Thursday, November 10, 2011
Justin Masterson: Arbitration
Justin Masterson registered a 4.1 WAR in 2011, worth 12.3 million dollars according to the Halladay Standard. However, he had a -.7 WAR in 2010 and a .6 in 2009. This was after a 2.3 WAR in 2008, so he has been all over the place. His career PE is .73 (adjusted PE of .65), mostly as a starter. He has given up just .49 HR/9IP. In 2011, his best year, he had a .45 PE, with an adjusted PE of .52, basically all as a starter. He gave up just .46 HR/9IP, and had an awesome TR of 11.34. In 2010, he gave up .7 HR/9IP, with a PE of 1.94. However, his adjusted PE was 1.17, and he suffered through a .324 BABIP. If we knocked off the extra .020 percent from his BAA because of his BABIP, his adjusted PE would be under 1, which is solid for a starter. His TR was a decent 9.32, a drop-off from 2011 (or I guess to get our chronology right, his 2011 TR was a big upgrade). There are also other reasons for the difference. He had more walks in 2010 than 2011, and it led to a higher WHIP and lower K/BB ratio in 2010. 2011 was actually the outlier in his career, he walked 2.71 per 9 innings compared to his career 3.49 ratio.
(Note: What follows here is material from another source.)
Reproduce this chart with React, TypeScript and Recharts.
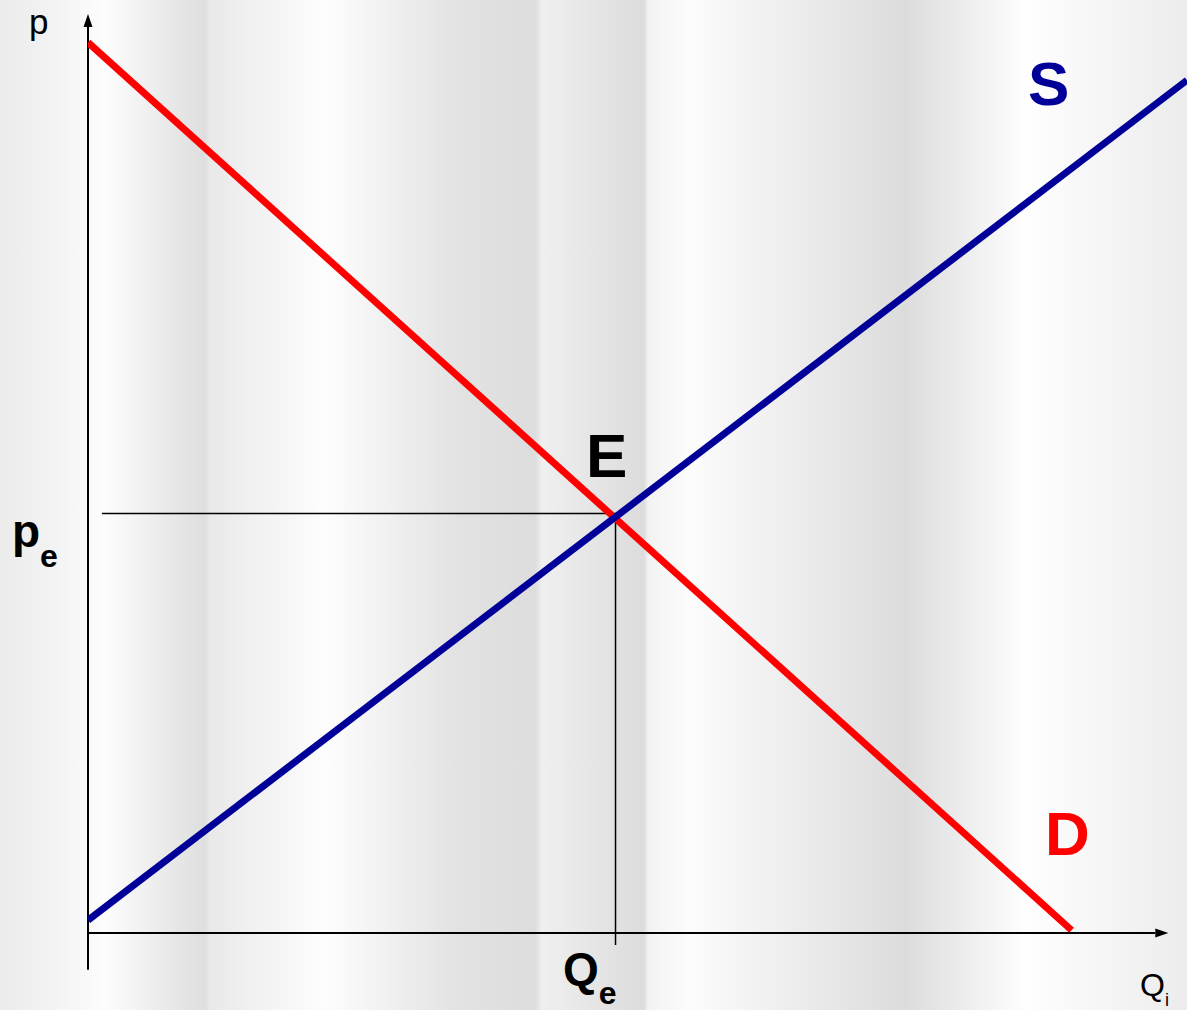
import { LineChart, Line, XAxis, YAxis, ReferenceLine } from 'recharts';

// demand and supply curves (quantity q, price p)
const demand = [
  { q: 0, p: 96.8 },
  { q: 89.5, p: 0.3 },
];
const supply = [
  { q: 0, p: 1.4 },
  { q: 100, p: 92.7 },
];

const Qe = 48;
const pe = 45.6;
const pCross = 45.3;

const FONT = '"Liberation Sans", Arial, sans-serif';
const BLUE = '#000099';
const RED = '#ff0000';

const BG =
  'linear-gradient(to right, #ebebeb 0px, #f4f4f4 60px, #fdfdfd 105px, #dedede 205px, #e9e9e9 210px, #fdfdfd 325px, #e2e2e2 460px, #dddddd 535px, #efefef 542px, #e4e4e4 600px, #dcdcdc 644px, #f2f2f2 648px, #fcfcfc 690px, #dcdcdc 905px, #fefefe 1025px, #ececec 1187px)';

const ArrowLine = (props: any) => {
  const { x1, y1, x2, y2 } = props;
  const dx = x2 - x1;
  const dy = y2 - y1;
  const len = Math.sqrt(dx * dx + dy * dy) || 1;
  const ux = dx / len;
  const uy = dy / len;
  const hl = 13;
  const hw = 4.5;
  const bx = x2 - ux * hl;
  const by = y2 - uy * hl;
  const pts = `${x2},${y2} ${bx - uy * hw},${by + ux * hw} ${bx + uy * hw},${by - ux * hw}`;
  return (
    <g>
      <line x1={x1} y1={y1} x2={bx} y2={by} stroke="#000" strokeWidth={2} />
      <polygon points={pts} fill="#000" />
    </g>
  );
};

const App = () => {
  return (
    <div style={{ position: 'absolute', left: 0, top: 0, width: 1187, height: 1010, background: BG, overflow: 'hidden' }}>
      <LineChart width={1187} height={1010} margin={{ top: 13, right: 0, bottom: 77, left: 88 }}>
        <XAxis type="number" dataKey="q" domain={[0, 100]} hide allowDataOverflow />
        <YAxis type="number" dataKey="p" domain={[0, 100]} hide allowDataOverflow />
        <ReferenceLine
          segment={[{ x: 0, y: -4 }, { x: 0, y: 99.9 }]}
          ifOverflow="visible"
          shape={ArrowLine}
        />
        <ReferenceLine
          segment={[{ x: 0, y: 0 }, { x: 98.3, y: 0 }]}
          ifOverflow="visible"
          shape={ArrowLine}
        />
        <ReferenceLine
          segment={[{ x: 1.27, y: pe }, { x: Qe, y: pe }]}
          stroke="#000"
          strokeWidth={1.5}
          ifOverflow="visible"
        />
        <ReferenceLine
          segment={[{ x: Qe, y: pCross }, { x: Qe, y: -1.3 }]}
          stroke="#000"
          strokeWidth={1.5}
          ifOverflow="visible"
        />
        <Line
          data={demand}
          dataKey="p"
          stroke={RED}
          strokeWidth={7}
          dot={false}
          activeDot={false}
          isAnimationActive={false}
          type="linear"
        />
        <Line
          data={supply}
          dataKey="p"
          stroke={BLUE}
          strokeWidth={7}
          dot={false}
          activeDot={false}
          isAnimationActive={false}
          type="linear"
        />
        <g fontFamily={FONT}>
          <text x={29} y={34} fontSize={35} fill="#000">p</text>
          <text x={1140} y={996} fontSize={32} fill="#000">
            Q<tspan fontSize={18} dy={10}>i</tspan>
          </text>
          <text x={12} y={547} fontSize={46} fontWeight="bold" fill="#000">
            p<tspan fontSize={32} dy={20}>e</tspan>
          </text>
          <text x={563} y={985} fontSize={46} fontWeight="bold" fill="#000">
            Q<tspan fontSize={32} dy={19}>e</tspan>
          </text>
          <text x={586} y={477} fontSize={62} fontWeight="bold" fill="#000">E</text>
          <text x={1028} y={105} fontSize={62} fontWeight="bold" fill={BLUE}>S</text>
          <text x={1045} y={855} fontSize={62} fontWeight="bold" fill={RED}>D</text>
        </g>
      </LineChart>
    </div>
  );
};

export default App;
In his successful in 2011, he actually had more balls put in play, he walked less people and struck out slightly less. With his league average BABIP, 2011 really gave us a window into who Masterson is and the results are good. The big question is whether walk rates are predictive like strikeout rates are believed to be. I really don't know, and 2011 was a large enough sample size to convince us that it wasn't fluky. But, his career averages suggest it should go up in 2012. No other metric suggests Masterson has changed majorly as a pitcher. This means he should probably walk more in 2012, and not be quite as effective as 2011 but still be better than 2010 as he was mercilessly unlucky then. He is a big time groundball pitcher at 2.07 GB/FB, and he has a career SIERA of 3.86. The Indians have a pretty good pitcher here, and they should hang on to him.